Task directions | Search the records below for the word "this" and show every line where it occurs.

---

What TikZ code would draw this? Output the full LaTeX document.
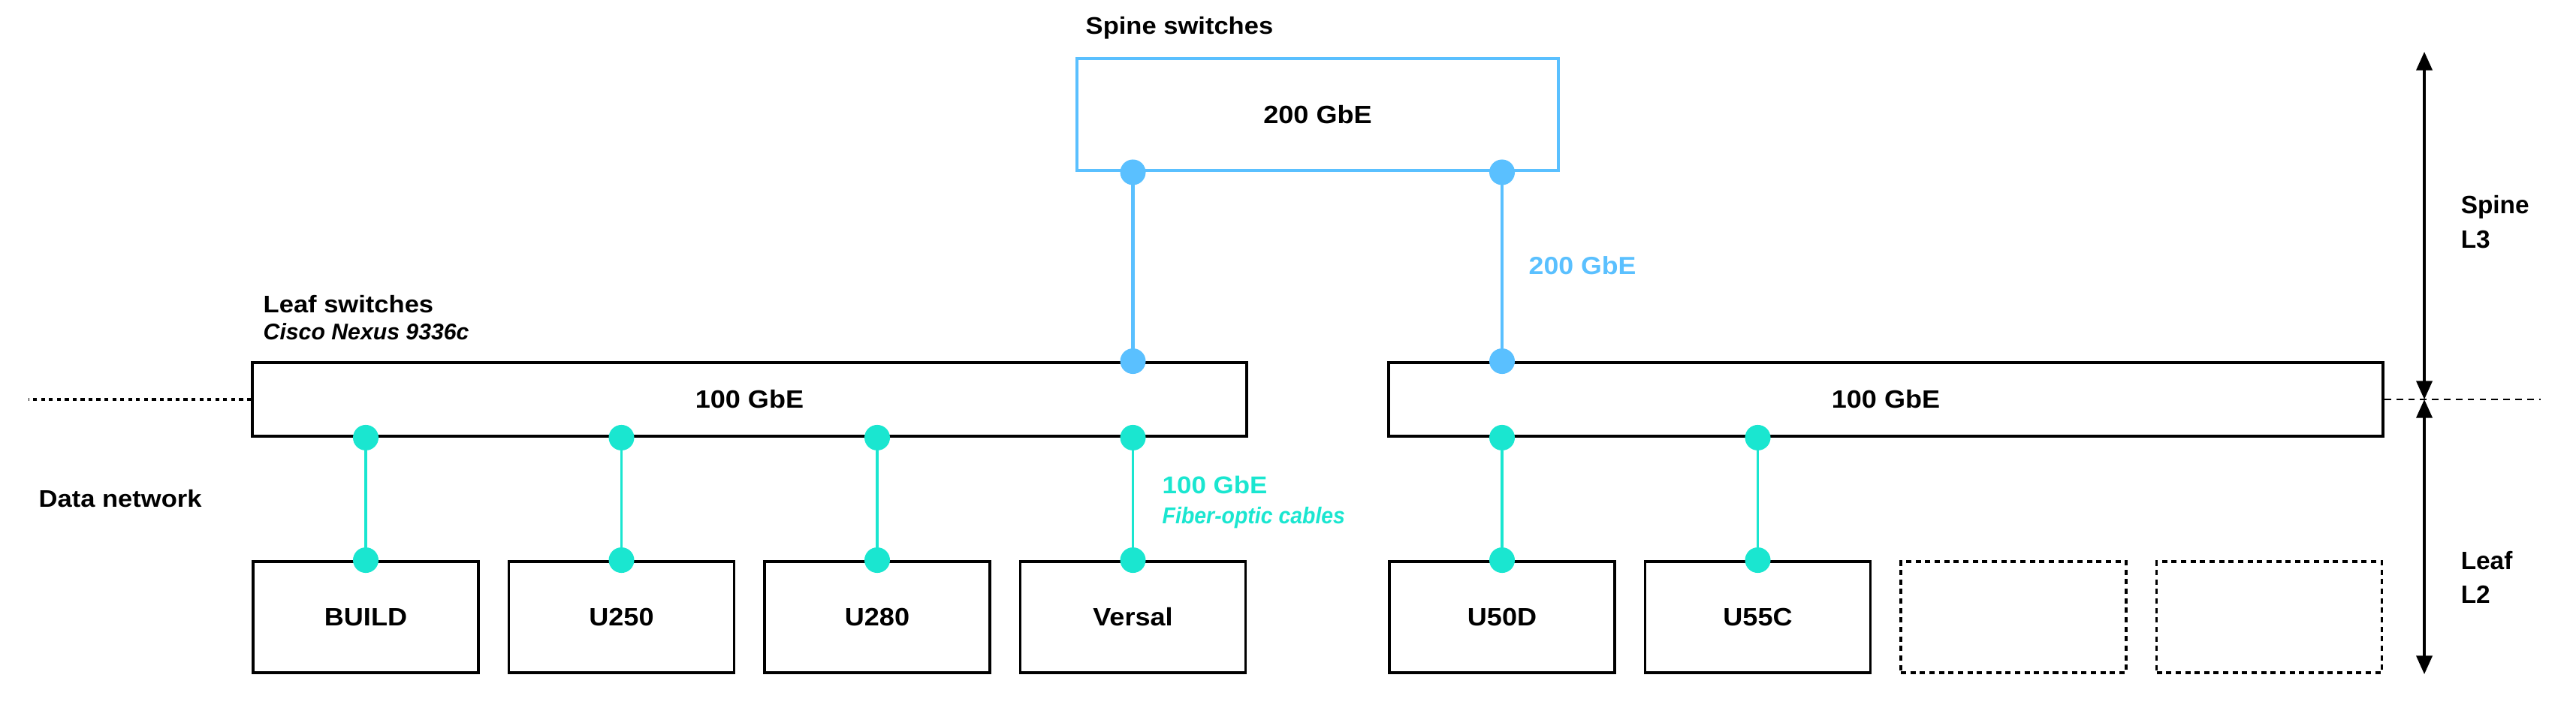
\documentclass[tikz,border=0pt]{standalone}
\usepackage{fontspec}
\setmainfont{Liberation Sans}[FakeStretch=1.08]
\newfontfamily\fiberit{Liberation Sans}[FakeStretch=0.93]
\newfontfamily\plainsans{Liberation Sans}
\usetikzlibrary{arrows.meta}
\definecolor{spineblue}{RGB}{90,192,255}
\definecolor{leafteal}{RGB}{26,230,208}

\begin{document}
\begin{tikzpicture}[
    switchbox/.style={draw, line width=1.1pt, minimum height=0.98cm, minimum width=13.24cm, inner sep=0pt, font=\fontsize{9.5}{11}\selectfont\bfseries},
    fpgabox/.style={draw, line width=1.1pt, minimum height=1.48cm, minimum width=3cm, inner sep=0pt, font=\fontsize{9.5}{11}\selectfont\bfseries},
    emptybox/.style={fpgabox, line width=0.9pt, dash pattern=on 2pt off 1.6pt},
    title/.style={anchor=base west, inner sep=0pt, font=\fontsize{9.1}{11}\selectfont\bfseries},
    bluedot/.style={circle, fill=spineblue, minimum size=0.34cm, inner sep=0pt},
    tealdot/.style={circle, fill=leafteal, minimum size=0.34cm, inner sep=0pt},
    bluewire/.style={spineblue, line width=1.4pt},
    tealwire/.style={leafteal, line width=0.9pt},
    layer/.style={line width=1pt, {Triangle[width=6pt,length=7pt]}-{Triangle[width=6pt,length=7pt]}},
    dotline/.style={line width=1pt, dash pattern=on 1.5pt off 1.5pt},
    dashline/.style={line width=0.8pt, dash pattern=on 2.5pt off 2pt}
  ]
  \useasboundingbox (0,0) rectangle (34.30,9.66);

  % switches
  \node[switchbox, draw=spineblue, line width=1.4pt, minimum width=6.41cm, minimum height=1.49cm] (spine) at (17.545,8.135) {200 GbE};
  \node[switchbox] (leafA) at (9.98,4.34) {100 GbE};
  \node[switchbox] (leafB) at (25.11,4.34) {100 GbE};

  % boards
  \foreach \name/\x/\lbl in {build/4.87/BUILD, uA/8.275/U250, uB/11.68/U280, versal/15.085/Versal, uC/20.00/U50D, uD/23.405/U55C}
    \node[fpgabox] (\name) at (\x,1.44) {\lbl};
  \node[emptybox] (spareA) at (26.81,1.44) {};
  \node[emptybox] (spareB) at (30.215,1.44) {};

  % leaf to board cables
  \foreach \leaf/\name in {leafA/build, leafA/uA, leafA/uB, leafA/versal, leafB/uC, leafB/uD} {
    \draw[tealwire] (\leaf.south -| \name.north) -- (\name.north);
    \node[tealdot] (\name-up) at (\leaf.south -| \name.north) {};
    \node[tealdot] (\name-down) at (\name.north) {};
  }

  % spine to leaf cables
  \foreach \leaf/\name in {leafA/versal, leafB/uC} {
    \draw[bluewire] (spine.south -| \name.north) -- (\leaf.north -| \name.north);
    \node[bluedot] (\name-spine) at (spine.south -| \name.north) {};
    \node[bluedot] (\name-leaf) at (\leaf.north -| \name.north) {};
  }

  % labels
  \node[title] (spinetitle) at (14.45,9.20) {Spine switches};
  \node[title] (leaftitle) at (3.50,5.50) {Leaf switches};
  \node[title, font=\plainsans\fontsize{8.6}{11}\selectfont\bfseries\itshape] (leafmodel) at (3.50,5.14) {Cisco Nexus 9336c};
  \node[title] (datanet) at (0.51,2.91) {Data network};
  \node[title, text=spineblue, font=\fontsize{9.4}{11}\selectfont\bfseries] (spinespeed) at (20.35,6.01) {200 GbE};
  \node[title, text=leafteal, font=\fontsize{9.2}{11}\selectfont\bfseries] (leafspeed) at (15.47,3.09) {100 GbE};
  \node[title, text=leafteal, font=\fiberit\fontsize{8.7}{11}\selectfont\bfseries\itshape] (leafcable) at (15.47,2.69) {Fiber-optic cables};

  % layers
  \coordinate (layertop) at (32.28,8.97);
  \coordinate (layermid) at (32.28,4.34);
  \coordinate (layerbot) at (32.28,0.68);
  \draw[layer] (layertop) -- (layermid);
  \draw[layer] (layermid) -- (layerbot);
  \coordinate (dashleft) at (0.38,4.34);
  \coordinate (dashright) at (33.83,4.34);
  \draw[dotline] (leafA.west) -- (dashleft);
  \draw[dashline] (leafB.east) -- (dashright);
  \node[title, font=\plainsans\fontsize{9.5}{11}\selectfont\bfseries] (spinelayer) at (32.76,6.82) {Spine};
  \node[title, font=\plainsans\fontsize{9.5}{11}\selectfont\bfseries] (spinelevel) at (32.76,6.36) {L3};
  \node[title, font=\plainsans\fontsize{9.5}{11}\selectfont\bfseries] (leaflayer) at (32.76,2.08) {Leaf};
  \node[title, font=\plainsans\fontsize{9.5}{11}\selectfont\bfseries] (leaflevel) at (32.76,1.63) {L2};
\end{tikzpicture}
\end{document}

---

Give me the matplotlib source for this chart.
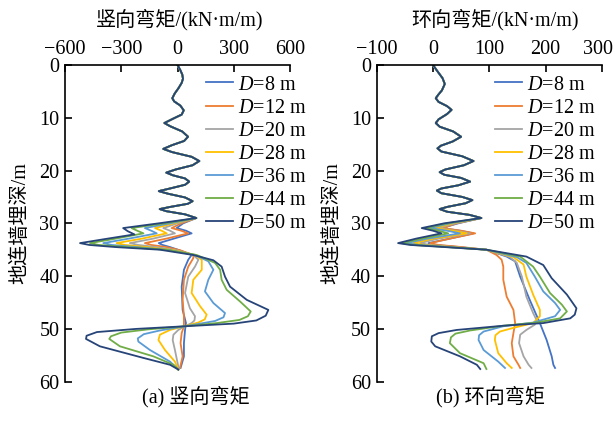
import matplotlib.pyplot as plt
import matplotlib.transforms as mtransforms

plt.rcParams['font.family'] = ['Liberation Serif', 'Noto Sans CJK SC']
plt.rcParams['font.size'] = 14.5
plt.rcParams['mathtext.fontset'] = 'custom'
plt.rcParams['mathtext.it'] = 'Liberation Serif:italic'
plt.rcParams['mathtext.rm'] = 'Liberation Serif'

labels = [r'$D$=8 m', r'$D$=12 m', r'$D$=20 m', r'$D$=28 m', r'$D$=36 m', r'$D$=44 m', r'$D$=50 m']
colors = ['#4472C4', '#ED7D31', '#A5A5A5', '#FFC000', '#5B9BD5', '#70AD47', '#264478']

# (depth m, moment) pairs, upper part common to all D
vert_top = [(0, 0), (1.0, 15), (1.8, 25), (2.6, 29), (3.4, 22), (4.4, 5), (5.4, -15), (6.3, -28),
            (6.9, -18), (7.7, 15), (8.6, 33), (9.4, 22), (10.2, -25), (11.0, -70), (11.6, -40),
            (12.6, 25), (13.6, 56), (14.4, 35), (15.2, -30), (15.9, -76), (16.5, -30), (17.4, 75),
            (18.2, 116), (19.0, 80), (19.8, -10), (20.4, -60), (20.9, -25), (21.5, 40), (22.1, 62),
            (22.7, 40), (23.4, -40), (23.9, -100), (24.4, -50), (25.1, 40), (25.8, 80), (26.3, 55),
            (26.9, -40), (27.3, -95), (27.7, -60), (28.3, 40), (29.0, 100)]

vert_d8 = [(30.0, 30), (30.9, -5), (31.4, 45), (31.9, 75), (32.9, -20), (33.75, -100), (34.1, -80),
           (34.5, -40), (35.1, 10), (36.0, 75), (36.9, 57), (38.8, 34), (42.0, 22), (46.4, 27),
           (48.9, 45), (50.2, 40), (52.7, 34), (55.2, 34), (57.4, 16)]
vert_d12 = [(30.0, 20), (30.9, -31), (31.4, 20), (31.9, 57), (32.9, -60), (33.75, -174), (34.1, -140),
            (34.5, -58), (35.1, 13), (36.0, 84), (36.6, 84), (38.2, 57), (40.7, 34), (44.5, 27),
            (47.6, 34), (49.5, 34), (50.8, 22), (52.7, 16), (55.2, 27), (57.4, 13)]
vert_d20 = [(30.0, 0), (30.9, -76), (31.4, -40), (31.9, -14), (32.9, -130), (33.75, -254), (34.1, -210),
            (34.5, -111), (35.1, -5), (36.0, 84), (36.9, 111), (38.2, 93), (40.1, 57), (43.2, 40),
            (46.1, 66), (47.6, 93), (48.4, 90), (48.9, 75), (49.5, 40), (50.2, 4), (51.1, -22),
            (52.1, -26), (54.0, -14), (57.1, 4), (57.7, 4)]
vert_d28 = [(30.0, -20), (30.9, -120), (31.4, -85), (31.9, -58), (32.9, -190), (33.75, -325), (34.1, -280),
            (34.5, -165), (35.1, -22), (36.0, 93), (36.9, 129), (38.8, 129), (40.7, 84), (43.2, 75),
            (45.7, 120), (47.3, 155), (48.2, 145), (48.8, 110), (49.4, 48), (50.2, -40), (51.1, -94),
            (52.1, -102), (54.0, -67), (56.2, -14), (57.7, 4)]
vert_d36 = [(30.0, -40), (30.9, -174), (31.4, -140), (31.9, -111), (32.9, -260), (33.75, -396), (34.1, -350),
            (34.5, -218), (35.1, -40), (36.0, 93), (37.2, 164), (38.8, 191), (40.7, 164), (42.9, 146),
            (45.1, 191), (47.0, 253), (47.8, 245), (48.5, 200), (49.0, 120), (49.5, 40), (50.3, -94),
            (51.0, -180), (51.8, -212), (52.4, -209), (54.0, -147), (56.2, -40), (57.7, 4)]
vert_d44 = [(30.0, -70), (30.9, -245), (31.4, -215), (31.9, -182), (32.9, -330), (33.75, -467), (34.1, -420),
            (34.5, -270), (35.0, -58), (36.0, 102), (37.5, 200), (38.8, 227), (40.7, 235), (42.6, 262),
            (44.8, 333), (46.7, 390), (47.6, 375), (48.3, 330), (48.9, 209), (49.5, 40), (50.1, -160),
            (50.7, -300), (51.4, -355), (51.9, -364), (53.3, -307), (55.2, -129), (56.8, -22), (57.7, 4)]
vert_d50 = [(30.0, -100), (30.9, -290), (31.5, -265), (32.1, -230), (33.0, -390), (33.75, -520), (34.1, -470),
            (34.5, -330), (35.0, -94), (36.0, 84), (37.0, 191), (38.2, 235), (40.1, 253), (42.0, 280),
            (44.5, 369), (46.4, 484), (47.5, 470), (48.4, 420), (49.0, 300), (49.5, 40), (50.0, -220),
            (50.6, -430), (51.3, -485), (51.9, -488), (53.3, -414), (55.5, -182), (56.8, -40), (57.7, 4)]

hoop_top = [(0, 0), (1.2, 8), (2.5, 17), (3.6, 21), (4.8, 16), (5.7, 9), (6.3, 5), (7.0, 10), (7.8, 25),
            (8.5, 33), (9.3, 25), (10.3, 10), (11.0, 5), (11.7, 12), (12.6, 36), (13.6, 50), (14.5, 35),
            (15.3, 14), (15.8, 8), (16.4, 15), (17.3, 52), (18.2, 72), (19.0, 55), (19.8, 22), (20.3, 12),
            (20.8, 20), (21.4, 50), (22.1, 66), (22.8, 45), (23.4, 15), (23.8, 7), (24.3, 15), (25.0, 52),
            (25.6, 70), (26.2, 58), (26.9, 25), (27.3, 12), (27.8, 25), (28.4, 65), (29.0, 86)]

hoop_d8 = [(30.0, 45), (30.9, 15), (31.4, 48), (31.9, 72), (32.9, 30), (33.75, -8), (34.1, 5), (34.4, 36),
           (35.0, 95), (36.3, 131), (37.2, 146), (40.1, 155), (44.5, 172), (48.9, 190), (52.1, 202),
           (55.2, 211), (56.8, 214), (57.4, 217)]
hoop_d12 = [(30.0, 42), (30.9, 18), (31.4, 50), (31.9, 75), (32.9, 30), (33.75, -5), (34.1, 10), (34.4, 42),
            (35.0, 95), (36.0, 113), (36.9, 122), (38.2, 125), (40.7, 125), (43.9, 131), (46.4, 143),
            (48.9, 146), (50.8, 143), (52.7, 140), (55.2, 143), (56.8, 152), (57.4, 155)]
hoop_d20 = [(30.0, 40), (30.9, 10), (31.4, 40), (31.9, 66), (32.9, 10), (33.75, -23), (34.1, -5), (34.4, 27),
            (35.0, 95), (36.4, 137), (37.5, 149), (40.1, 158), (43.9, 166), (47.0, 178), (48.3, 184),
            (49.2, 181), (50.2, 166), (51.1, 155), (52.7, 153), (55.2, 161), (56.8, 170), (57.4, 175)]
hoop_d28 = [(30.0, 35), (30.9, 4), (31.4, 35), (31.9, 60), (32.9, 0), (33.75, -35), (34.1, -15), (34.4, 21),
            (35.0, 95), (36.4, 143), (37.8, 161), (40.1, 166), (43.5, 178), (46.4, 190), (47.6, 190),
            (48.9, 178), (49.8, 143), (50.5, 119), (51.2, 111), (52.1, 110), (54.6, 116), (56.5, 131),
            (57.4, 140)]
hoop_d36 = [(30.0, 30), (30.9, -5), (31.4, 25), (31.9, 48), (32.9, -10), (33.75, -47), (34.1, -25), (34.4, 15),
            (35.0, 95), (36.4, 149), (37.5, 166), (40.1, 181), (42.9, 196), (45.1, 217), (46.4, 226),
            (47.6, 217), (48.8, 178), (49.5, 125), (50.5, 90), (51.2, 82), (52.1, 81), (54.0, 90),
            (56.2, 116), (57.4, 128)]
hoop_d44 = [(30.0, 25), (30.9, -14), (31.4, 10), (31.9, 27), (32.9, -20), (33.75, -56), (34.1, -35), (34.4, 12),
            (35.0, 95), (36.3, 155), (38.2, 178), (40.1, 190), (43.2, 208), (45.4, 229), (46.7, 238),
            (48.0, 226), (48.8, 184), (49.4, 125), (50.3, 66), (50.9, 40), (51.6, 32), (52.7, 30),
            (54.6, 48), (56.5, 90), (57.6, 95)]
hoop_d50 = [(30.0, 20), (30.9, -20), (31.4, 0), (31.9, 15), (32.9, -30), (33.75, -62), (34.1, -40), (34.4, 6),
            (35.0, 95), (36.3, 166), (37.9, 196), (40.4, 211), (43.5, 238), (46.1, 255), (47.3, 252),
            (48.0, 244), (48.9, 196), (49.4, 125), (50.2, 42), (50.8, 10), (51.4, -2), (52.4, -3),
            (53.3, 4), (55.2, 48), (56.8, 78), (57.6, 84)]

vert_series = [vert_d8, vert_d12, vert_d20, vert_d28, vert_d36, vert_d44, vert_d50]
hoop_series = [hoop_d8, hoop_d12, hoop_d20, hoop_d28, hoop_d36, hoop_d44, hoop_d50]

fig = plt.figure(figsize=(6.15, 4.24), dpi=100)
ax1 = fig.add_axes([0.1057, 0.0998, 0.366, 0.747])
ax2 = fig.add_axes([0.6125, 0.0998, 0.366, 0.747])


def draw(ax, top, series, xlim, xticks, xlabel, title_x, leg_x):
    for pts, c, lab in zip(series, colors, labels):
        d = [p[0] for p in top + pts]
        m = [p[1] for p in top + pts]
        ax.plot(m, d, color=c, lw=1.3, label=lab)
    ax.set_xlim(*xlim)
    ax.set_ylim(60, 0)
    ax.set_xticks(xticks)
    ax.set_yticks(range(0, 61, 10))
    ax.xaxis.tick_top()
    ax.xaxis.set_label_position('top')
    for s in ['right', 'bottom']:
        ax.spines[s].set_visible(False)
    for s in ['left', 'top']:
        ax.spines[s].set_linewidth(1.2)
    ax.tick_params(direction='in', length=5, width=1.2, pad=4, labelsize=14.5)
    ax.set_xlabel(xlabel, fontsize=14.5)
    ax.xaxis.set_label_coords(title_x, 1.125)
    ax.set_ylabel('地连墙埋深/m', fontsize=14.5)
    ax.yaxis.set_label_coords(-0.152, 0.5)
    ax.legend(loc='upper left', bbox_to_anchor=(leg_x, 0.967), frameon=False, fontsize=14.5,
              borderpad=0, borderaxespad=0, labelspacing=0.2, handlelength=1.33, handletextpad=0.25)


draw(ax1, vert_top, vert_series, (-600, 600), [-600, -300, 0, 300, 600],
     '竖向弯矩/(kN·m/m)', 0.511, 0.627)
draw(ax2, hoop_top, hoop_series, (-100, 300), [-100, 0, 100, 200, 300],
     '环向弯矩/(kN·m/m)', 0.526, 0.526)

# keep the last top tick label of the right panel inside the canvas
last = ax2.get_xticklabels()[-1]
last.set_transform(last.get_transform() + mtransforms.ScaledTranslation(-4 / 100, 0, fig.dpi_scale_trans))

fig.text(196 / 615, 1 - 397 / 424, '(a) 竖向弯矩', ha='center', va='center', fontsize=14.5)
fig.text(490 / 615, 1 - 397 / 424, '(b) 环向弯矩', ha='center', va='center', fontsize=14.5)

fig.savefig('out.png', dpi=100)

---

Task solution |
What TikZ code would draw this? Output the full LaTeX document.
Give me the matplotlib source for this chart.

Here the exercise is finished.